▶ **WRITTEN REQUEST**: The material below has pictures in it. Set down only the lines from the line containing "Emit a Python" through the line containing "0.55, 0.60, 0.65, 0.70, 0.75, 0.80, 0.85, 0.90, 0.95, 1.00]", word for word, and leave the pictures behind.
-=-=-
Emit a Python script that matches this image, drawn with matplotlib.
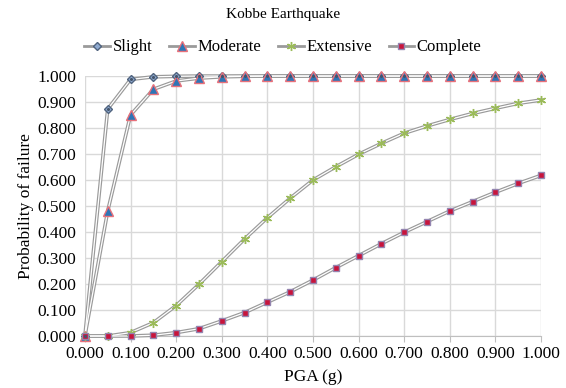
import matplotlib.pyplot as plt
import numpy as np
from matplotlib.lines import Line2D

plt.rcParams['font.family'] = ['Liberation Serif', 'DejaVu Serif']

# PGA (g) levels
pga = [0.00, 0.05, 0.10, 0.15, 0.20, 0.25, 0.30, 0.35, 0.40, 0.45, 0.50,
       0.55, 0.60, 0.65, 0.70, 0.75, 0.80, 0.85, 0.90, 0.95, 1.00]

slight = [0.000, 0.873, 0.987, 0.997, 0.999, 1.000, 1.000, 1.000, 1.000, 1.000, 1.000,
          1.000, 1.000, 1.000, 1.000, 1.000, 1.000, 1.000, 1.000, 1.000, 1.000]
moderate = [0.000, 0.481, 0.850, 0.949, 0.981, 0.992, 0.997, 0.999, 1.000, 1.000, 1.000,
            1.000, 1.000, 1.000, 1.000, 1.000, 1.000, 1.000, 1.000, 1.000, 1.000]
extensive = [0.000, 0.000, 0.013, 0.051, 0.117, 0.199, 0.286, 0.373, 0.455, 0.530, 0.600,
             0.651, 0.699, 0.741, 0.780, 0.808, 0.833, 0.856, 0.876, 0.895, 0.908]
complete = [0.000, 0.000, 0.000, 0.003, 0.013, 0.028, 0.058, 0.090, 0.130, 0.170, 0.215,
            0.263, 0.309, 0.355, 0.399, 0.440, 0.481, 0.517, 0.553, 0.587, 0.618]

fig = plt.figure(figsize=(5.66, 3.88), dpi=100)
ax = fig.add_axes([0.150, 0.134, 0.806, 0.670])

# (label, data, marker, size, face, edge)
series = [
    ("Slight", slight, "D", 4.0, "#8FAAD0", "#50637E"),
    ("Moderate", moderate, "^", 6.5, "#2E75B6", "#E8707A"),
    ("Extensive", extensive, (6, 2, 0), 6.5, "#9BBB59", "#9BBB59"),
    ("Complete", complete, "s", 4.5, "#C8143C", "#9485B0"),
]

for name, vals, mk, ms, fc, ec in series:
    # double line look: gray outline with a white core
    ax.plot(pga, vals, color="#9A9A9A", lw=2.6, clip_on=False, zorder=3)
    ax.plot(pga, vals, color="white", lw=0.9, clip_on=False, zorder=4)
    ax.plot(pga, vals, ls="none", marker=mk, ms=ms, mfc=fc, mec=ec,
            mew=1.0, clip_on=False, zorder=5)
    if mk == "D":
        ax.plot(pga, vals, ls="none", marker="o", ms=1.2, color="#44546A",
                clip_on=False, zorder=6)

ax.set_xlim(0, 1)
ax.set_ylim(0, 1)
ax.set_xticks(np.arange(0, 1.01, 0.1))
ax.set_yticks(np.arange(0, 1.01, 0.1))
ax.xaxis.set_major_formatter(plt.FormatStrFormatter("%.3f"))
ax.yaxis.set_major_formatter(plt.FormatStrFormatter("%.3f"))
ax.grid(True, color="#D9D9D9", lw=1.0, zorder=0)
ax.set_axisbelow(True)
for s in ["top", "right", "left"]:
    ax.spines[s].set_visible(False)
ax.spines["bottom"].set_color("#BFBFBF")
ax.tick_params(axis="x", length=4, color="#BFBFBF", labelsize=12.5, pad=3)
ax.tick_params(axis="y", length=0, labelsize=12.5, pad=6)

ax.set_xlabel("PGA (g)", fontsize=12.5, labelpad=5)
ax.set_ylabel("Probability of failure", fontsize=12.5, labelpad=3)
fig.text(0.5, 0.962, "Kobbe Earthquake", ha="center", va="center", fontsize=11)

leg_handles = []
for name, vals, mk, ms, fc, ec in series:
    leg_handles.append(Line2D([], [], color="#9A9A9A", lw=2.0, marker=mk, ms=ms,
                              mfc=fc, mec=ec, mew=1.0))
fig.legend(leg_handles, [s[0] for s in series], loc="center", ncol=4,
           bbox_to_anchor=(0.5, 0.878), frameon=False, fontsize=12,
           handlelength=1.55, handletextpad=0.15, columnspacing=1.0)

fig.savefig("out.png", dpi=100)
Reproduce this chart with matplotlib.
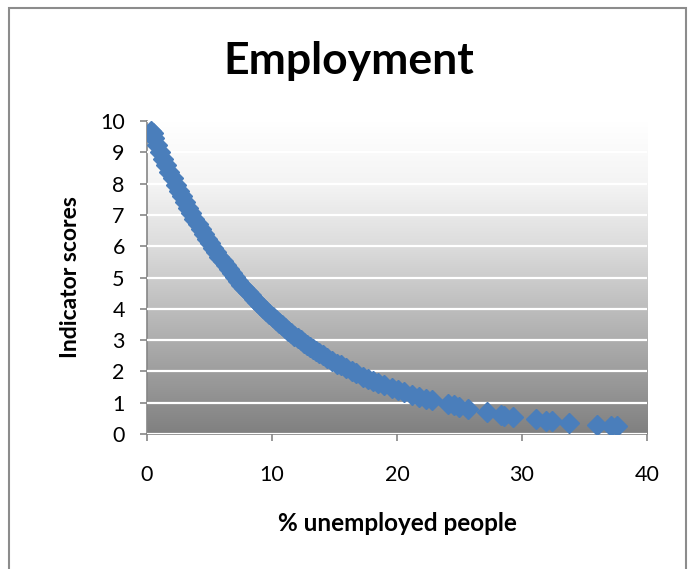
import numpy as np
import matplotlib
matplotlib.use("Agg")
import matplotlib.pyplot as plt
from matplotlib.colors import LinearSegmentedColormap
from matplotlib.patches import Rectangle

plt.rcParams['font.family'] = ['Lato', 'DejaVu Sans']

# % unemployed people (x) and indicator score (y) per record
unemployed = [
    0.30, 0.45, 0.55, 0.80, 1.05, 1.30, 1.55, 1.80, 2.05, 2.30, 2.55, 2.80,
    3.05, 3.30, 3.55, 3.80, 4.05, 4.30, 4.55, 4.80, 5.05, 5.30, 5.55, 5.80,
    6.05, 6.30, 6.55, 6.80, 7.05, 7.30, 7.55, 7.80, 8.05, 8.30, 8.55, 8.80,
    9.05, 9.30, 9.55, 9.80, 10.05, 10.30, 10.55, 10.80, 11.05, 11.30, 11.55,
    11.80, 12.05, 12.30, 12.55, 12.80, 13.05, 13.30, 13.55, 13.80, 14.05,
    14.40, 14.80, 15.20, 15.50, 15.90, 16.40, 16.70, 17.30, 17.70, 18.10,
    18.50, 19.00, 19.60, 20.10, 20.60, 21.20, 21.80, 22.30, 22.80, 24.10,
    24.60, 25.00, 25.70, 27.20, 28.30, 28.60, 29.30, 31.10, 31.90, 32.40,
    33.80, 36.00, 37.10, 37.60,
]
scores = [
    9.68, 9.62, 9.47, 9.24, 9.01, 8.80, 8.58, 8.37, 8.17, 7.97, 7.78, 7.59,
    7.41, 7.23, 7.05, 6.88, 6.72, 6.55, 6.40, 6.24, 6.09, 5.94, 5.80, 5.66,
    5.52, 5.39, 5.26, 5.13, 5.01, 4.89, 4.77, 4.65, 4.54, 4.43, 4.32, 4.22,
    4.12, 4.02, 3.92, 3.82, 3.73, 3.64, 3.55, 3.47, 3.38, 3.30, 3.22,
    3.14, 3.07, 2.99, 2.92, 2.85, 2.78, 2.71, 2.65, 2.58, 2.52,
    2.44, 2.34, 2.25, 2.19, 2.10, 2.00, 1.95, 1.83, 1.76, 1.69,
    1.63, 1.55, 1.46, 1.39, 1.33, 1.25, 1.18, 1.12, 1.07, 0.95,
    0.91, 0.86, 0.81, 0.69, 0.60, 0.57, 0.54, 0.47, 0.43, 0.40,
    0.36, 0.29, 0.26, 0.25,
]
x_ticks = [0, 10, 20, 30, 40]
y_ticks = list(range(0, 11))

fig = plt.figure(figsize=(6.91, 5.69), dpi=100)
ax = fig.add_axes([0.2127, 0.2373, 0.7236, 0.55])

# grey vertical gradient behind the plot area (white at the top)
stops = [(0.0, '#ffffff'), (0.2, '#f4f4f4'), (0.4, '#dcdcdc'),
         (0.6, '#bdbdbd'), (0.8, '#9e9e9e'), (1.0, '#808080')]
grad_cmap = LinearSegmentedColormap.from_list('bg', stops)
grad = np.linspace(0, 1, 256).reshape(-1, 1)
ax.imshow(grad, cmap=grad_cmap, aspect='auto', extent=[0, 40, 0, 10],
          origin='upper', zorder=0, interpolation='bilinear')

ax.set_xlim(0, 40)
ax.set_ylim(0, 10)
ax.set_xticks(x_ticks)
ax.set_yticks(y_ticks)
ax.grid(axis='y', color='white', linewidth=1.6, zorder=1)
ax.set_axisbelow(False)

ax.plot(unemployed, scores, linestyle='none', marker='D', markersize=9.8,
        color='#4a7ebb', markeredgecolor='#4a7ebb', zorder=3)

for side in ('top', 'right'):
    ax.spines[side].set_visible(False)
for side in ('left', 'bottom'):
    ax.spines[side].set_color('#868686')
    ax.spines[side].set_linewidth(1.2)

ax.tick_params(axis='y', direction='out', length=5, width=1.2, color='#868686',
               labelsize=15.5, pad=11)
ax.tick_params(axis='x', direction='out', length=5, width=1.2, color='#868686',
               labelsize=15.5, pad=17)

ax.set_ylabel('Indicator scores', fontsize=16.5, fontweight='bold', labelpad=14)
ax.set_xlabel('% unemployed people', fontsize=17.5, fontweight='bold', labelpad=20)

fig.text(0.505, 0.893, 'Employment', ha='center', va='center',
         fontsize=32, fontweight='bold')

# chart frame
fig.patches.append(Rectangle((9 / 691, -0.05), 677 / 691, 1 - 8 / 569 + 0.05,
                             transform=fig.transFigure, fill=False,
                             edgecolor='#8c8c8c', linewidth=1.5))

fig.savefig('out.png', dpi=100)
-=-=-
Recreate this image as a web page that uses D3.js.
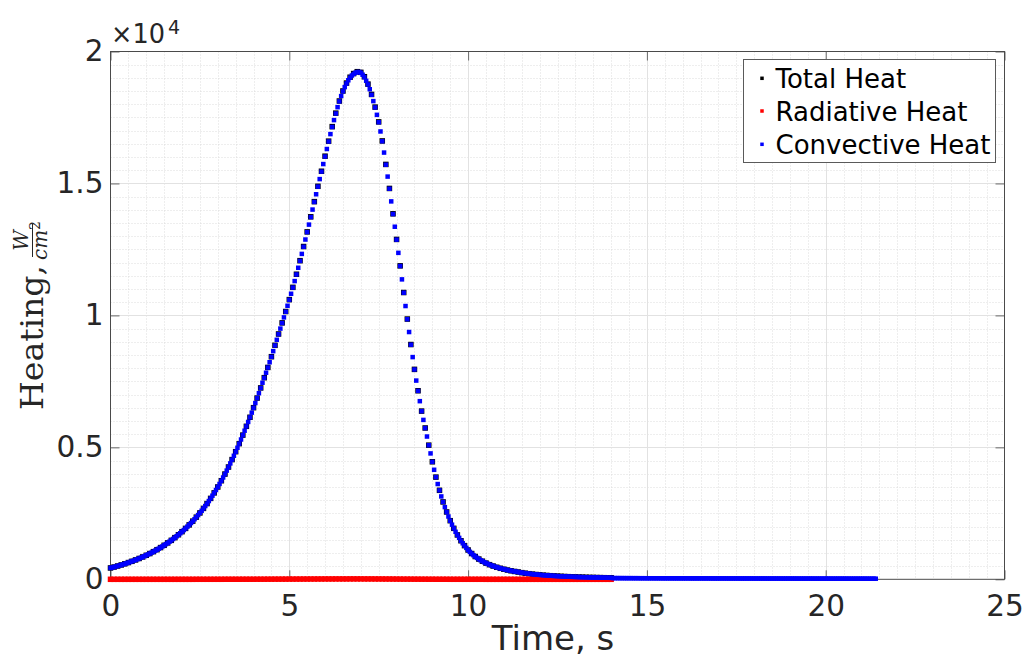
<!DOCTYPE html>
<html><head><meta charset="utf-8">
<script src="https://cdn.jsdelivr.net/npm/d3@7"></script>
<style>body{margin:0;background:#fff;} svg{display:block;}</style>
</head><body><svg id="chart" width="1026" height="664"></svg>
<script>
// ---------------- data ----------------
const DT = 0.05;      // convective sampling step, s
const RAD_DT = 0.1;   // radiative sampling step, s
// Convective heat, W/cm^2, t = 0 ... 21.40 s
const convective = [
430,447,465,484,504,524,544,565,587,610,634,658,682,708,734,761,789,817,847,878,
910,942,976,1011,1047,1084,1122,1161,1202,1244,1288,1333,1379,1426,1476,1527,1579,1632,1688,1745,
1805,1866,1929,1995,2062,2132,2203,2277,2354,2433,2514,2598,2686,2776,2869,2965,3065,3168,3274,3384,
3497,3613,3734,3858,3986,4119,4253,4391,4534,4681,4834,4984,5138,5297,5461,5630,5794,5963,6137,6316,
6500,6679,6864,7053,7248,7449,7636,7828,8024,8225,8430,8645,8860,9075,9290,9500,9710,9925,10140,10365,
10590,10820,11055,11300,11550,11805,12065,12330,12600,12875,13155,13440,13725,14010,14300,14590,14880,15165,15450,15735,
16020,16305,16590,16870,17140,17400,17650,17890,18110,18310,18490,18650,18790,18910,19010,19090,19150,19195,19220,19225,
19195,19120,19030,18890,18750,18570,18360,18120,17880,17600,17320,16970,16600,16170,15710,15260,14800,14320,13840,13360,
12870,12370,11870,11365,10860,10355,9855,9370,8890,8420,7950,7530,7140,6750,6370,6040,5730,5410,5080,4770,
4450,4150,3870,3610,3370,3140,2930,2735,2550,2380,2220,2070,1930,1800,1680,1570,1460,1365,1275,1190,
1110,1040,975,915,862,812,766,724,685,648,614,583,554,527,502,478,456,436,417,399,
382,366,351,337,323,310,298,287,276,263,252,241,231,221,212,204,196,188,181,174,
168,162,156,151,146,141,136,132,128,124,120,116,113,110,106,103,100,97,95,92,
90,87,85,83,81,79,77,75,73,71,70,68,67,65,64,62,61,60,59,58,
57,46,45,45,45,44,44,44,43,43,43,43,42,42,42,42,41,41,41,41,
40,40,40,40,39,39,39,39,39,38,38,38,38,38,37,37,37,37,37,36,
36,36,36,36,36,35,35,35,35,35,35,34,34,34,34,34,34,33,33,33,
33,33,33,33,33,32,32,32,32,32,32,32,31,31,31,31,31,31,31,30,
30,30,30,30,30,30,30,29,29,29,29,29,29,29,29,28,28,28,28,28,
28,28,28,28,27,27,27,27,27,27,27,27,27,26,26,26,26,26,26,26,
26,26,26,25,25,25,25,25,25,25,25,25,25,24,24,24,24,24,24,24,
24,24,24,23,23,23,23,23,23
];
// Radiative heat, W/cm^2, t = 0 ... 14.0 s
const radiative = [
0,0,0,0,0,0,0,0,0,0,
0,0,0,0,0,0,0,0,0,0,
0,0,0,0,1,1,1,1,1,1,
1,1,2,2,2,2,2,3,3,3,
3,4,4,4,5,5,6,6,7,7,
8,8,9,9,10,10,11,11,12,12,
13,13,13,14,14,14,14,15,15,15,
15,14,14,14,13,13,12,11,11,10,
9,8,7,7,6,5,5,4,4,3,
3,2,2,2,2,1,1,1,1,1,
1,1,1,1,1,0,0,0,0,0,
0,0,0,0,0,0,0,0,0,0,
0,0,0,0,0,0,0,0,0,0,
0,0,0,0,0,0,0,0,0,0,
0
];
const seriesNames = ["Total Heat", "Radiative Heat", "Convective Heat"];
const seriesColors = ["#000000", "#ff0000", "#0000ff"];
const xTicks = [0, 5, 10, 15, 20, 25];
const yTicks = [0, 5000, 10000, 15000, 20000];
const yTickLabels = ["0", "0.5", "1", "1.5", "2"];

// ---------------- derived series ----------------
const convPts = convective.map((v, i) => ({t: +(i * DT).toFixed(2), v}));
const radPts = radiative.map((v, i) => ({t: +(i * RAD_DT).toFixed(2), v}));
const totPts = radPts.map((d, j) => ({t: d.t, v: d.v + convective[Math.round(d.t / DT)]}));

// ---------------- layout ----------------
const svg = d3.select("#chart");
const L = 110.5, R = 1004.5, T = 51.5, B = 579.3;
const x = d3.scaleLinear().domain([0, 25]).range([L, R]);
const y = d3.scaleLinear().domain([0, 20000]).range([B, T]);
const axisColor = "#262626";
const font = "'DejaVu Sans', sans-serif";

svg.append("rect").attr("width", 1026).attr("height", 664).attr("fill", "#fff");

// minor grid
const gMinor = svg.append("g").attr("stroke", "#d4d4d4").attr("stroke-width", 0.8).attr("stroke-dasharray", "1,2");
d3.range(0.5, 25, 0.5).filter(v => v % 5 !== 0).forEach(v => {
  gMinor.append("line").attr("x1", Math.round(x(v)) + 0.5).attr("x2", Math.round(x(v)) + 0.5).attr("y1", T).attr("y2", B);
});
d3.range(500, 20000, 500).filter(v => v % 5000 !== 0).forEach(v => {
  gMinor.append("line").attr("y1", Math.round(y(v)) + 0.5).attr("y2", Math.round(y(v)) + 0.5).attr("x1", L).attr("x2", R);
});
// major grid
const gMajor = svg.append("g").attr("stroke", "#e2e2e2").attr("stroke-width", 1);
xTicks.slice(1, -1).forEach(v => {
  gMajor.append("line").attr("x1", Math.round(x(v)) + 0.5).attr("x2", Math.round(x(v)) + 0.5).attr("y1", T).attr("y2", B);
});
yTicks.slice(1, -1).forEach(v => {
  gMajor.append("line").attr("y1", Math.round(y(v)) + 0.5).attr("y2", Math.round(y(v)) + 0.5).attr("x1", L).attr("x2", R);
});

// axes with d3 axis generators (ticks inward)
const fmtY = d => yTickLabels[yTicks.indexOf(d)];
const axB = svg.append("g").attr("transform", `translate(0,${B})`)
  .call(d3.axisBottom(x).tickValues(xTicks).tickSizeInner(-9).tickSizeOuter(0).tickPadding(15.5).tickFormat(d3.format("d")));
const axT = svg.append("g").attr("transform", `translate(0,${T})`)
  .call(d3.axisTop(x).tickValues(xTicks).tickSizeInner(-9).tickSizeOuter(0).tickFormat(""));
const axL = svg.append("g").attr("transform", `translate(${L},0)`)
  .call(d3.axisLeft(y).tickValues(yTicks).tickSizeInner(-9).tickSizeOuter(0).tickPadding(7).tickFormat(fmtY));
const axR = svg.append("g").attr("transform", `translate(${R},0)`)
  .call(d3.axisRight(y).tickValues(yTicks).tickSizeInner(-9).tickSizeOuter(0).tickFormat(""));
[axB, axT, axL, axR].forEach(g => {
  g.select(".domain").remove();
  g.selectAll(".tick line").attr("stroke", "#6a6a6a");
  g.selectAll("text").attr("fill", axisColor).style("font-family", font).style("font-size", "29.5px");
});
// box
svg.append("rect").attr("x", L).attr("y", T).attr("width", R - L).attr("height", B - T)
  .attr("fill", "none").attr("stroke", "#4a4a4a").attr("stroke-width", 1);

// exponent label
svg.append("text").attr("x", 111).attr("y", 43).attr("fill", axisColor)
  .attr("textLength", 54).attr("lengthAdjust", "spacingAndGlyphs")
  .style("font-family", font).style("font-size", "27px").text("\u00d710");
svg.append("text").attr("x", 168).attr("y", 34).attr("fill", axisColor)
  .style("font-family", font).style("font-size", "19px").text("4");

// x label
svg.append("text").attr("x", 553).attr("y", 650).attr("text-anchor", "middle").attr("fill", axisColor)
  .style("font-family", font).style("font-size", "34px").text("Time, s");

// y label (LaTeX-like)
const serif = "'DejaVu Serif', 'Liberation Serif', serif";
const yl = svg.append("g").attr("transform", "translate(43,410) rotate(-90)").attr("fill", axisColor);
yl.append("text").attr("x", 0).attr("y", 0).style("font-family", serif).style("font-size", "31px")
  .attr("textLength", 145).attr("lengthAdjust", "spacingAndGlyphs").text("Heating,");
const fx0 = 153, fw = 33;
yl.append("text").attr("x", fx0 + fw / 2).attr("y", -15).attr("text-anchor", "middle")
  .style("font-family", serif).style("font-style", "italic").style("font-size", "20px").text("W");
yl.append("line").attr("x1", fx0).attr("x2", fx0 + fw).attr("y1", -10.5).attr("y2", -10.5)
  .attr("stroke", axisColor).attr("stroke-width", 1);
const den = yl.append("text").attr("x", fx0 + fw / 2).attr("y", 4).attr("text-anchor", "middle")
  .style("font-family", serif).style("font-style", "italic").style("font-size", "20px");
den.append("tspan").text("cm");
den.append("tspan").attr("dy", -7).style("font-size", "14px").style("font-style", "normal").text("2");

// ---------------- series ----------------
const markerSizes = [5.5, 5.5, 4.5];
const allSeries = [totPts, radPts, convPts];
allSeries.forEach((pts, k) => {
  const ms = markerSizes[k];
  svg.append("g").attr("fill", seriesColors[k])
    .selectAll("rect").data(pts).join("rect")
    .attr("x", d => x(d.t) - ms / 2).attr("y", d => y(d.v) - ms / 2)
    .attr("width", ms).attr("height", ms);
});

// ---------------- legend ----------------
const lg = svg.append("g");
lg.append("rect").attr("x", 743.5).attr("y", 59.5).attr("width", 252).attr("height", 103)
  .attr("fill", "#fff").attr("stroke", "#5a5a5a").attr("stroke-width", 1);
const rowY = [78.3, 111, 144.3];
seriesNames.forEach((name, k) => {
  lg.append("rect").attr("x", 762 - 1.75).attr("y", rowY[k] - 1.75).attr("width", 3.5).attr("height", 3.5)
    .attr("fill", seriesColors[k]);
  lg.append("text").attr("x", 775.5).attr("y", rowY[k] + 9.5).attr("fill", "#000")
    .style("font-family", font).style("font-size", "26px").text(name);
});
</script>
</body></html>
-=-=-
▶ **WRITTEN SOLUTION**:
Emit a Python script that matches this image, drawn with matplotlib.
import matplotlib.pyplot as plt
import numpy as np
from matplotlib.lines import Line2D

plt.rcParams['font.family'] = ['Liberation Serif', 'DejaVu Serif']

# PGA (g) levels
pga = [0.00, 0.05, 0.10, 0.15, 0.20, 0.25, 0.30, 0.35, 0.40, 0.45, 0.50,
       0.55, 0.60, 0.65, 0.70, 0.75, 0.80, 0.85, 0.90, 0.95, 1.00]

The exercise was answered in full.